Biomedical engineers at Cornell University have identified the culprit behind cerebral blood flow reduction in patients with Alzheimer's.
Loukia Papadopoulos

Alzheimer's is a debilitating condition that, according to the Alzheimer's Association affected over 5.7 million people in the US alone in 2018. The disease is complicated to understand, and researchers are constantly on the lookout for information that can lead to novel avenues of treatment.


Now, biomedical engineers at Cornell University have made a discovery they hope will lead to a new therapy for the disease. The researchers have identified the culprit behind cerebral blood flow reduction in patients with Alzheimer's.

Impairing cognitive function

Cerebral flow reduction is a decrease in the blood flow to the brain. It is common in Alzheimer's patients, and it results in a feeling of dizziness. Even more troublesome is the fact that it also leads to impaired cognitive function. 

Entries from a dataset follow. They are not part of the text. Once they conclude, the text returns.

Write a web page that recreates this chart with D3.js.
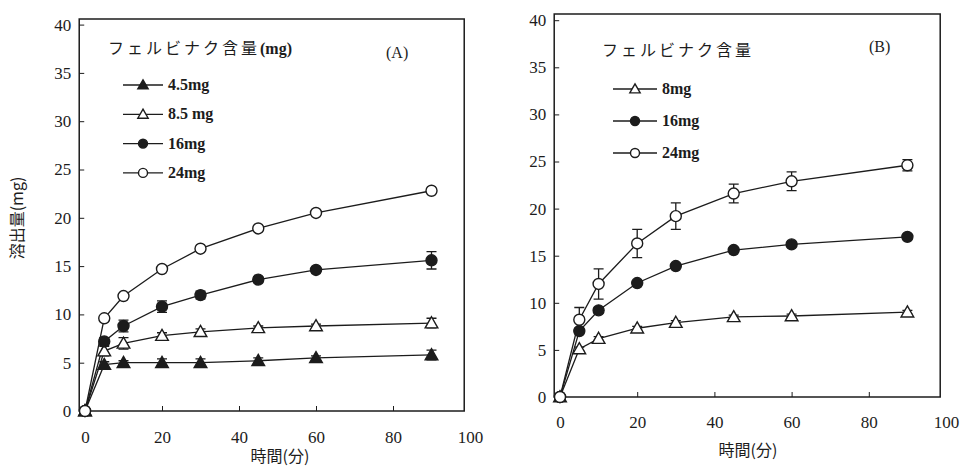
<!DOCTYPE html>
<html>
<head>
<meta charset="utf-8">
<script src="https://cdn.jsdelivr.net/npm/d3@7"></script>
<style>
  body { margin: 0; background: #fff; }
  svg { display: block; }
  text { fill: #1c1c1c; }
</style>
</head>
<body>
<svg id="chart" width="963" height="467"></svg>
<script>
// sampling times (min)
const times = [0, 5, 10, 20, 30, 45, 60, 90];
const xTicks = [0, 20, 40, 60, 80, 100];
const yTicks = [0, 5, 10, 15, 20, 25, 30, 35, 40];

// panel A: dissolved amount (mg) and error bars
const aNames = ["4.5mg", "8.5 mg", "16mg", "24mg"];
const aMarks = ["triFill", "triOpen", "dotFill", "dotOpen"];
const a45 = [0, 4.8, 5.0, 5.0, 5.0, 5.2, 5.5, 5.8];
const a85 = [0, 6.2, 7.0, 7.8, 8.2, 8.6, 8.8, 9.1];
const a16 = [0, 7.2, 8.8, 10.8, 12.0, 13.6, 14.6, 15.6];
const a24 = [0, 9.6, 11.9, 14.7, 16.8, 18.9, 20.5, 22.8];
const a45Err = [0, 0.3, 0.2, 0.4, 0.4, 0.3, 0.2, 0.5];
const a85Err = [0, 0.5, 0.6, 0.3, 0.3, 0.2, 0.2, 0.5];
const a16Err = [0, 0.4, 0.6, 0.6, 0.4, 0.3, 0.3, 0.9];
const a24Err = [0, 0.2, 0.2, 0.2, 0.2, 0.2, 0.2, 0.2];

// panel B
const bNames = ["8mg", "16mg", "24mg"];
const bMarks = ["triOpen", "dotFill", "dotOpen"];
const b8 = [0, 5.1, 6.2, 7.3, 7.9, 8.5, 8.6, 9.0];
const b16 = [0, 7.0, 9.2, 12.1, 13.9, 15.6, 16.2, 17.0];
const b24 = [0, 8.2, 12.0, 16.3, 19.2, 21.6, 22.9, 24.6];
const b8Err = [0, 0.2, 0.2, 0.2, 0.2, 0.2, 0.2, 0.2];
const b16Err = [0, 0.3, 0.3, 0.2, 0.2, 0.2, 0.2, 0.3];
const b24Err = [0, 1.3, 1.6, 1.5, 1.4, 1.0, 1.0, 0.6];

const svg = d3.select("#chart");
const ink = "#1c1c1c";
const serif = "'Liberation Serif', 'DejaVu Serif', serif";
const jp = "'Noto Sans CJK JP', sans-serif";

function drawMarker(g, kind, x, y, r) {
  if (kind.startsWith("tri")) {
    const h = r * 1.15;
    g.append("path")
      .attr("d", `M${x},${y - h}L${x + h},${y + h * 0.75}L${x - h},${y + h * 0.75}Z`)
      .attr("fill", kind === "triFill" ? ink : "#fff")
      .attr("stroke", ink).attr("stroke-width", 1.4);
  } else {
    g.append("circle").attr("cx", x).attr("cy", y).attr("r", r)
      .attr("fill", kind === "dotFill" ? ink : "#fff")
      .attr("stroke", ink).attr("stroke-width", 1.4);
  }
}

function drawPanel(p) {
  const x = d3.scaleLinear().domain([0, 100]).range(p.xRange);
  const y = d3.scaleLinear().domain([0, 40]).range(p.yRange);
  const g = svg.append("g");

  // frame
  g.append("rect")
    .attr("x", x(-1.5)).attr("y", p.top)
    .attr("width", x(98.5) - x(-1.5)).attr("height", y(0) - p.top)
    .attr("fill", "none").attr("stroke", ink).attr("stroke-width", 1.5);

  // y axis, ticks inward
  const yAxis = d3.axisLeft(y).tickValues(yTicks).tickSize(-5).tickPadding(p.yPad);
  const ya = g.append("g").attr("transform", `translate(${x(-1.5)},0)`).call(yAxis);
  ya.select(".domain").remove();
  ya.selectAll(".tick line").attr("stroke", ink);
  ya.selectAll(".tick text").attr("font-family", serif).attr("font-size", 17).attr("fill", ink);

  // x axis, ticks inward
  const xAxis = d3.axisBottom(x).tickValues(xTicks).tickSize(-5).tickPadding(p.xPad);
  const xa = g.append("g").attr("transform", `translate(0,${y(0)})`).call(xAxis);
  xa.select(".domain").remove();
  xa.selectAll(".tick line").attr("stroke", ink).attr("opacity", d => (d > 0 && d < 100) ? 1 : 0);
  xa.selectAll(".tick text").attr("font-family", serif).attr("font-size", 17).attr("fill", ink);

  g.append("text").attr("x", p.xTitle[0]).attr("y", p.xTitle[1])
    .attr("text-anchor", "middle").attr("font-family", jp).attr("font-size", 16)
    .text("時間(分)");

  const line = d3.line().x((d, i) => x(times[i])).y(d => y(d));

  p.series.forEach((s, k) => {
    g.append("path").datum(s.values).attr("d", line)
      .attr("fill", "none").attr("stroke", ink).attr("stroke-width", 1.3);
  });
  p.series.forEach((s, k) => {
    s.values.forEach((v, i) => {
      const e = s.err[i];
      if (e > 0.15) {
        const cx = x(times[i]);
        g.append("path")
          .attr("d", `M${cx},${y(v + e)}V${y(v - e)}M${cx - 5},${y(v + e)}H${cx + 5}M${cx - 5},${y(v - e)}H${cx + 5}`)
          .attr("stroke", ink).attr("stroke-width", 1.3).attr("fill", "none");
      }
    });
    s.values.forEach((v, i) => drawMarker(g, s.mark, x(times[i]), y(v), 5.5));
  });

  // legend
  g.append("text").attr("x", p.legX).attr("y", p.legTitleY)
    .attr("font-family", jp).attr("font-size", 16).attr("letter-spacing", 3)
    .text(p.legTitle)
    .append("tspan").attr("font-family", serif).attr("font-weight", "bold")
    .attr("letter-spacing", 0).attr("font-size", 16).text(p.legUnit);

  p.series.forEach((s, k) => {
    const ly = p.legY0 + k * p.legStep;
    g.append("line").attr("x1", p.legLine[0]).attr("x2", p.legLine[1])
      .attr("y1", ly).attr("y2", ly).attr("stroke", ink).attr("stroke-width", 1.3);
    drawMarker(g, s.mark, (p.legLine[0] + p.legLine[1]) / 2, ly, 4.5);
    g.append("text").attr("x", p.legLine[1] + 5).attr("y", ly + 5)
      .attr("font-family", serif).attr("font-weight", "bold").attr("font-size", 16)
      .text(s.name);
  });

  g.append("text").attr("x", p.tag[0]).attr("y", p.tag[1])
    .attr("font-family", serif).attr("font-size", 16).text(p.tagText);
  return g;
}

drawPanel({
  xRange: [85, 470], yRange: [411, 24.6], top: 19,
  yPad: 8, xPad: 20, xTitle: [280, 462],
  legX: 108, legTitleY: 54, legTitle: "フェルビナク含量", legUnit: "(mg)",
  legLine: [123, 163], legY0: 85, legStep: 29.3,
  tag: [386, 58], tagText: "(A)",
  series: [
    { name: aNames[0], mark: aMarks[0], values: a45, err: a45Err },
    { name: aNames[1], mark: aMarks[1], values: a85, err: a85Err },
    { name: aNames[2], mark: aMarks[2], values: a16, err: a16Err },
    { name: aNames[3], mark: aMarks[3], values: a24, err: a24Err }
  ]
});

drawPanel({
  xRange: [560, 946], yRange: [397, 20.2], top: 14,
  yPad: 8, xPad: 19, xTitle: [748, 456],
  legX: 602, legTitleY: 56, legTitle: "フェルビナク含量", legUnit: "",
  legLine: [613, 657], legY0: 89, legStep: 32,
  tag: [869, 52], tagText: "(B)",
  series: [
    { name: bNames[0], mark: bMarks[0], values: b8, err: b8Err },
    { name: bNames[1], mark: bMarks[1], values: b16, err: b16Err },
    { name: bNames[2], mark: bMarks[2], values: b24, err: b24Err }
  ]
});

// shared y-axis title on the left
svg.append("text")
  .attr("transform", "translate(23,218) rotate(-90)")
  .attr("text-anchor", "middle").attr("font-family", jp).attr("font-size", 16)
  .text("溶出量(mg)");
</script>
</body>
</html>
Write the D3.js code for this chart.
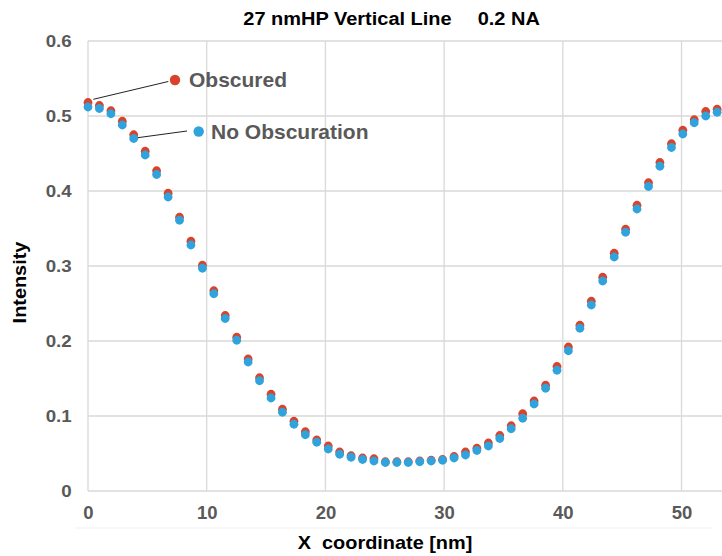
<!DOCTYPE html>
<html>
<head>
<meta charset="utf-8">
<script src="https://cdn.jsdelivr.net/npm/d3@7"></script>
<style>
  body { margin: 0; background: #fff; }
  text { font-family: "Liberation Sans", Arial, sans-serif; font-weight: bold; }
</style>
</head>
<body>
<svg id="chart" width="722" height="556"></svg>
<script>
// X coordinate of each sample [nm]
const xCoords = [0, 0.96, 1.93, 2.89, 3.85, 4.82, 5.78, 6.75, 7.71, 8.67,
  9.64, 10.6, 11.56, 12.53, 13.49, 14.45, 15.42, 16.38, 17.35, 18.31,
  19.27, 20.24, 21.2, 22.16, 23.13, 24.09, 25.05, 26.02, 26.98, 27.95,
  28.91, 29.87, 30.84, 31.8, 32.76, 33.73, 34.69, 35.65, 36.62, 37.58,
  38.55, 39.51, 40.47, 41.44, 42.4, 43.36, 44.33, 45.29, 46.25, 47.22,
  48.18, 49.15, 50.11, 51.07, 52.04, 53.0];

const noObscuration = [0.512, 0.510, 0.503, 0.488, 0.470, 0.448, 0.422, 0.392, 0.361, 0.328,
  0.297, 0.263, 0.230, 0.201, 0.172, 0.147, 0.124, 0.105, 0.089, 0.075,
  0.065, 0.056, 0.049, 0.045, 0.042, 0.040, 0.038, 0.038, 0.038, 0.039,
  0.040, 0.041, 0.044, 0.048, 0.054, 0.060, 0.070, 0.083, 0.097, 0.116,
  0.137, 0.161, 0.187, 0.217, 0.248, 0.280, 0.312, 0.345, 0.376, 0.406,
  0.433, 0.458, 0.476, 0.491, 0.500, 0.505];

const obscured = [0.518, 0.514, 0.507, 0.493, 0.475, 0.453, 0.427, 0.397, 0.365, 0.333,
  0.301, 0.267, 0.234, 0.205, 0.176, 0.151, 0.129, 0.109, 0.093, 0.079,
  0.068, 0.060, 0.052, 0.047, 0.044, 0.043, 0.039, 0.039, 0.039, 0.040,
  0.041, 0.042, 0.046, 0.052, 0.057, 0.064, 0.074, 0.087, 0.103, 0.120,
  0.141, 0.166, 0.192, 0.221, 0.253, 0.285, 0.317, 0.349, 0.381, 0.411,
  0.438, 0.463, 0.481, 0.495, 0.506, 0.509];

const xTicks = [0, 10, 20, 30, 40, 50];
const yTicks = [0, 0.1, 0.2, 0.3, 0.4, 0.5, 0.6];

const RED = "#d8432c";
const BLUE = "#30a3dc";
const GRID = "#d9d9d9";
const LABEL = "#595959";

const svg = d3.select("#chart");

const x = d3.scaleLinear().domain([0, 54]).range([88, 729]);
const y = d3.scaleLinear().domain([0, 0.6]).range([491, 41]);

// gridlines
svg.append("g").selectAll("line").data(yTicks).join("line")
  .attr("x1", 88).attr("x2", 722)
  .attr("y1", d => y(d)).attr("y2", d => y(d))
  .attr("stroke", GRID).attr("stroke-width", 1.3);

svg.append("g").selectAll("line").data(xTicks).join("line")
  .attr("x1", d => x(d)).attr("x2", d => x(d))
  .attr("y1", y(0.6)).attr("y2", y(0))
  .attr("stroke", GRID).attr("stroke-width", 1.3);

// faint line under the tick labels
svg.append("line")
  .attr("x1", 75).attr("x2", 712).attr("y1", 528).attr("y2", 528)
  .attr("stroke", "#f1f1f1").attr("stroke-width", 1);

// axes (labels only)
const xAxis = svg.append("g")
  .attr("transform", `translate(0,${y(0)})`)
  .call(d3.axisBottom(x).tickValues(xTicks).tickSize(0).tickPadding(15).tickFormat(d3.format("d")));
xAxis.select(".domain").remove();
xAxis.selectAll("text")
  .attr("fill", LABEL)
  .style("font-size", "18.5px");

const yAxis = svg.append("g")
  .attr("transform", `translate(${x(0)},0)`)
  .call(d3.axisLeft(y).tickValues(yTicks).tickSize(0).tickFormat(d => d === 0 ? "0" : d3.format(".1f")(d)));
yAxis.select(".domain").remove();
yAxis.selectAll("text")
  .attr("fill", LABEL)
  .style("font-size", "16.3px")
  .attr("x", -16.3 / 1.15)
  .attr("dy", "0.33em")
  .attr("transform", "scale(1.15,1)");

// points: obscured underneath, no obscuration on top
const points = xCoords.map((d, i) => ({ x: d, obs: obscured[i], noObs: noObscuration[i] }));

svg.append("g").selectAll("circle").data(points).join("circle")
  .attr("cx", d => x(d.x)).attr("cy", d => y(d.obs))
  .attr("r", 4.4).attr("fill", RED);

svg.append("g").selectAll("circle").data(points).join("circle")
  .attr("cx", d => x(d.x)).attr("cy", d => y(d.noObs))
  .attr("r", 4.4).attr("fill", BLUE);

// legend annotations with leader lines
const legend = [
  { label: "Obscured", color: RED, dot: [175, 80], from: [93.3, 99.3], to: [168.3, 81.5], tx: 189, ty: 87.3 },
  { label: "No Obscuration", color: BLUE, dot: [198.7, 131.5], from: [137.7, 137.7], to: [187, 131], tx: 211, ty: 138.5 }
];

legend.forEach(l => {
  svg.append("line")
    .attr("x1", l.from[0]).attr("y1", l.from[1])
    .attr("x2", l.to[0]).attr("y2", l.to[1])
    .attr("stroke", "#222").attr("stroke-width", 1);
  svg.append("circle")
    .attr("cx", l.dot[0]).attr("cy", l.dot[1]).attr("r", 5.2)
    .attr("fill", l.color);
  svg.append("text")
    .attr("transform", `translate(${l.tx},${l.ty}) scale(1.05,1)`)
    .attr("fill", LABEL)
    .style("font-size", "20px")
    .text(l.label);
});

// title
svg.append("text")
  .attr("transform", "translate(243.3,24.5) scale(1.08,1)")
  .style("font-size", "18.5px").attr("fill", "#000")
  .text("27 nmHP Vertical Line");
svg.append("text")
  .attr("transform", "translate(477.7,24.5) scale(1.08,1)")
  .style("font-size", "18.5px").attr("fill", "#000")
  .text("0.2 NA");

// axis titles
svg.append("text")
  .attr("transform", "translate(385,549) scale(1.07,1)")
  .attr("text-anchor", "middle")
  .style("font-size", "18.6px").attr("fill", "#000")
  .style("white-space", "pre")
  .text("X  coordinate [nm]");

svg.append("text")
  .attr("transform", "translate(26,282.5) rotate(-90) scale(1.07,1)")
  .attr("text-anchor", "middle")
  .style("font-size", "18.6px").attr("fill", "#000")
  .text("Intensity");
</script>
</body>
</html>
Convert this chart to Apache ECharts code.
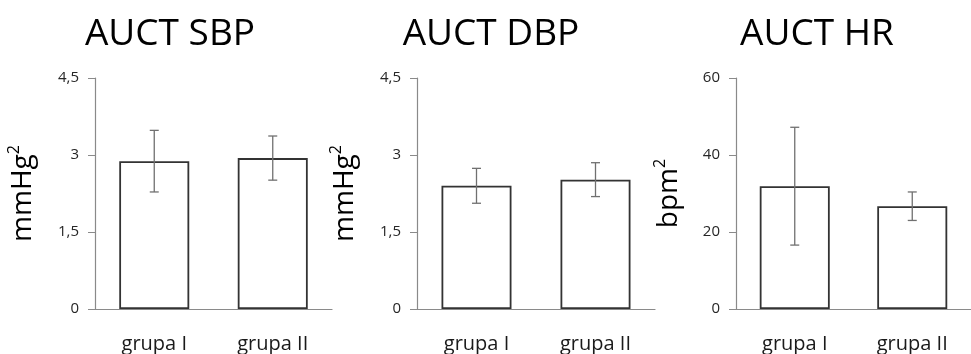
<!DOCTYPE html>
<html>
<head>
<meta charset="utf-8">
<script src="https://cdn.jsdelivr.net/npm/echarts@6/dist/echarts.min.js"></script>
<style>
  html, body { margin: 0; padding: 0; background: #fff; }
  #chart { width: 971px; height: 354px; }
</style>
</head>
<body>
<div id="chart"></div>
<script>
// Group labels
const categories = ['grupa I', 'grupa II'];

// AUCT SBP (mmHg²): mean and error
const sbpMean = [2.88, 2.94];
const sbpErr = [0.60, 0.43];

// AUCT DBP (mmHg²): mean and error
const dbpMean = [2.40, 2.52];
const dbpErr = [0.34, 0.33];

// AUCT HR (bpm²): mean and error
const hrMean = [31.9, 26.7];
const hrErr = [15.3, 3.7];

// Panel titles, units and axis ranges
const panelTitles = ['AUCT SBP', 'AUCT DBP', 'AUCT HR'];
const panelUnits = ['mmHg', 'mmHg', 'bpm'];
const axisMax = [4.5, 4.5, 60];
const axisStep = [1.5, 1.5, 20];

const FONT = '"Open Sans", "DejaVu Sans", sans-serif';
const AXIS_COLOR = '#8a8a8a';

const panels = [
  { mean: sbpMean, err: sbpErr, left: 95, width: 237, titleX: 165, nameGap: 55 },
  { mean: dbpMean, err: dbpErr, left: 417, width: 238, titleX: 486, nameGap: 55 },
  { mean: hrMean, err: hrErr, left: 736, width: 242, titleX: 812, nameGap: 50 }
];

const chart = echarts.init(document.getElementById('chart'), null, { renderer: 'canvas' });

const grid = [], xAxis = [], yAxis = [], series = [], title = [];

panels.forEach((p, i) => {
  title.push({
    text: panelTitles[i],
    left: p.titleX,
    top: 11,
    textAlign: 'center',
    textStyle: { fontFamily: FONT, fontSize: 37, fontWeight: 'normal', color: '#000' }
  });

  grid.push({ left: p.left, width: p.width, top: 78, height: 233, containLabel: false });

  xAxis.push({
    type: 'category',
    gridIndex: i,
    data: categories,
    axisLine: { lineStyle: { color: AXIS_COLOR, width: 1.2 } },
    axisTick: { show: false },
    axisLabel: { fontFamily: FONT, fontSize: 20, color: '#1a1a1a', margin: 25 }
  });

  yAxis.push({
    type: 'value',
    gridIndex: i,
    min: 0,
    max: axisMax[i],
    interval: axisStep[i],
    name: '{m|' + panelUnits[i] + '}{s|2}',
    nameLocation: 'middle',
    nameGap: p.nameGap,
    nameTextStyle: {
      fontFamily: FONT,
      color: '#000',
      rich: {
        m: { fontFamily: FONT, fontSize: 28, color: '#000', lineHeight: 34 },
        s: { fontFamily: FONT, fontSize: 16, color: '#000', verticalAlign: 'top', lineHeight: 34 }
      }
    },
    axisLine: { show: true, lineStyle: { color: AXIS_COLOR, width: 1.2 } },
    axisTick: { show: true, inside: false, length: 7, lineStyle: { color: AXIS_COLOR } },
    splitLine: { show: false },
    axisLabel: {
      fontFamily: FONT,
      fontSize: 15,
      color: '#262626',
      margin: 16,
      formatter: v => String(v).replace('.', ',')
    }
  });

  series.push({
    type: 'bar',
    xAxisIndex: i,
    yAxisIndex: i,
    data: p.mean,
    barWidth: 70,
    itemStyle: { color: '#ffffff', borderColor: '#333333', borderWidth: 1.8 },
    silent: true,
    animation: false
  });

  // Error bars: vertical whisker with short caps
  series.push({
    type: 'custom',
    xAxisIndex: i,
    yAxisIndex: i,
    data: p.mean.map((m, k) => [k, m, p.err[k]]),
    z: 10,
    silent: true,
    animation: false,
    renderItem: (params, api) => {
      const x = api.value(0), m = api.value(1), e = api.value(2);
      const top = api.coord([x, m + e]);
      const bot = api.coord([x, m - e]);
      const cap = 4.5;
      const style = { stroke: '#707070', lineWidth: 1.3 };
      return {
        type: 'group',
        children: [
          { type: 'line', shape: { x1: top[0], y1: top[1], x2: bot[0], y2: bot[1] }, style },
          { type: 'line', shape: { x1: top[0] - cap, y1: top[1], x2: top[0] + cap, y2: top[1] }, style },
          { type: 'line', shape: { x1: bot[0] - cap, y1: bot[1], x2: bot[0] + cap, y2: bot[1] }, style }
        ]
      };
    }
  });
});

chart.setOption({
  backgroundColor: '#ffffff',
  animation: false,
  title,
  grid,
  xAxis,
  yAxis,
  series
});
</script>
</body>
</html>
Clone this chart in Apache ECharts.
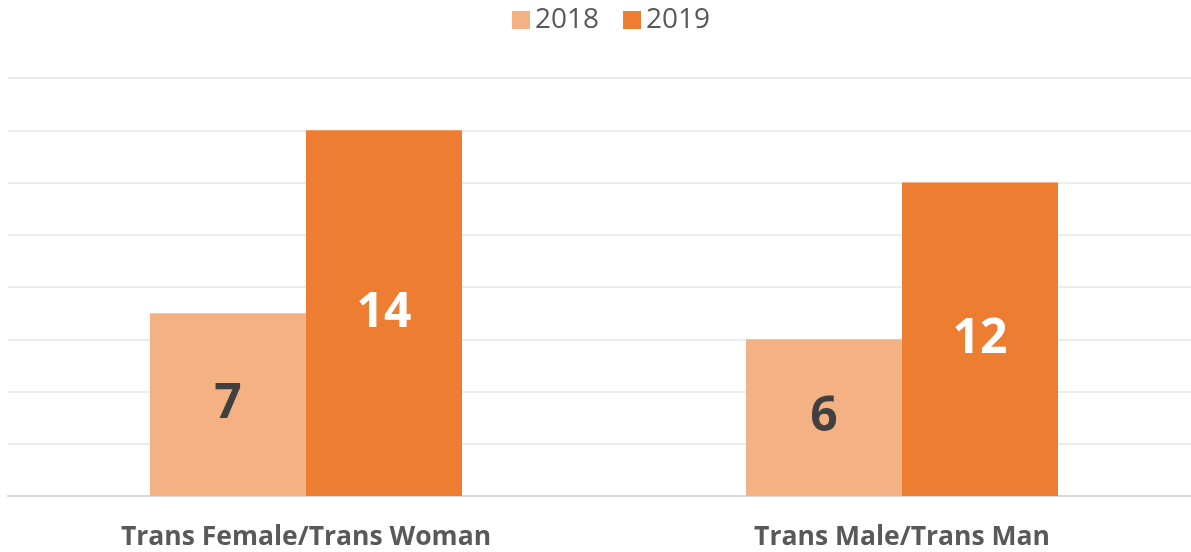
<!DOCTYPE html>
<html>
<head>
<meta charset="utf-8">
<script src="https://cdn.jsdelivr.net/npm/echarts@6/dist/echarts.min.js"></script>
<style>
  html, body { margin: 0; padding: 0; background: #fff; overflow: hidden; }
  #chart { width: 1200px; height: 552px; }
</style>
</head>
<body>
<div id="chart"></div>
<script>
// data
var categories = ['Trans Female/Trans Woman', 'Trans Male/Trans Man'];
var years = ['2018', '2019'];
var values2018 = [7, 6];
var values2019 = [14, 12];

var chart = echarts.init(document.getElementById('chart'));
var font = '"Open Sans", "Liberation Sans", sans-serif';

chart.setOption({
  animation: false,
  textStyle: { fontFamily: font },
  legend: {
    data: years,
    left: 507,
    top: 1,
    icon: 'rect',
    itemWidth: 18,
    itemHeight: 18,
    itemGap: 24,
    textStyle: { fontSize: 28, color: '#595959', fontFamily: font }
  },
  // plot area is a bit wider than the window, as in the original
  grid: {
    left: 8,
    right: 0,
    top: 78,
    bottom: 56,
    containLabel: false
  },
  xAxis: {
    type: 'category',
    data: categories,
    axisTick: { show: false },
    axisLine: { lineStyle: { color: '#d9d9d9', width: 2 } },
    axisLabel: {
      fontSize: 26.5,
      fontWeight: 'bold',
      color: '#595959',
      fontFamily: font,
      margin: 28
    }
  },
  yAxis: {
    type: 'value',
    min: 0,
    max: 16,
    interval: 2,
    axisLabel: { show: false },
    axisLine: { show: false },
    axisTick: { show: false },
    splitLine: { lineStyle: { color: '#ececec', width: 2 } }
  },
  series: [
    {
      name: '2018',
      type: 'bar',
      data: values2018,
      barWidth: 156,
      barGap: '0%',
      itemStyle: { color: '#F4B183' },
      label: {
        show: true,
        position: 'inside',
        fontSize: 48,
        fontWeight: 'bold',
        color: '#404040',
        fontFamily: font
      }
    },
    {
      name: '2019',
      type: 'bar',
      data: values2019,
      barWidth: 156,
      barGap: '0%',
      itemStyle: { color: '#ED7D31' },
      label: {
        show: true,
        position: 'inside',
        fontSize: 48,
        fontWeight: 'bold',
        color: '#ffffff',
        fontFamily: font
      }
    }
  ]
});
</script>
</body>
</html>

"People probably adapt to the decreased blood flow, so that they don't feel dizzy all of the time, but there's clear evidence that it impacts cognitive function," said Chris Schaffer, associate professor of biomedical engineering at Cornell University.

The research is from the joint lab of Schaffer and associate professor Nozomi Nishimura, and it reveals that the decrease in blood flow comes from white blood cells that are actually stuck to the inside of capillaries.

The phenomenon is not common. Only a few capillaries are burdened with blockage. However, the impact multiplies itself as the stalled capillaries lead to decreased blood flow in downstream vessels.

Essentially it is like traffic where a few blocked roads lead to slowdowns in further lanes. The revelation is critical as recent studies have stipulated that these brain blood flow decreases are one of the earliest signs of dementia. 


"What we've done is identify the cellular mechanism that causes reduced brain blood flow in Alzheimer's disease models, which is neutrophils [white blood cells] sticking in capillaries," Schaffer said.

"We've shown that when we block the cellular mechanism [that causes the stalls], we get an improved blood flow, and associated with that improved blood flow is immediate restoration of cognitive performance of spatial- and working-memory tasks."

"Now that we know the cellular mechanism," he said, "it's a much narrower path to identify the drug or the therapeutic approach to treat it."

The researchers have already identified approximately 20 drugs that hold promise for potential dementia therapy. They are currently screening them in Alzheimer's mice, and many of them are already FDA approved for human use.

Schaffer added that he was "super-optimistic" that this novel line of research "could be a complete game-changer for people with Alzheimer's disease," if human blockages are similar to those detected in the mice subjects.

A decade of research

It should be noted that this discovery is a decade in the making and therefore has strong foundations. It originally started with research that saw Nishimura attempt to put clots into the vasculatures of mice test subjects in order to study their effect.

"It turns out that ... the blockages we were trying to induce were already in there," she said. "It sort of turned the research around - this is a phenomenon that was already happening."

Their study, "Neutrophil Adhesion in Brain Capillaries Reduces Cortical Blood Flow and Impairs Memory Function in Alzheimer's Disease Mouse Models," is published in Nature Neuroscience.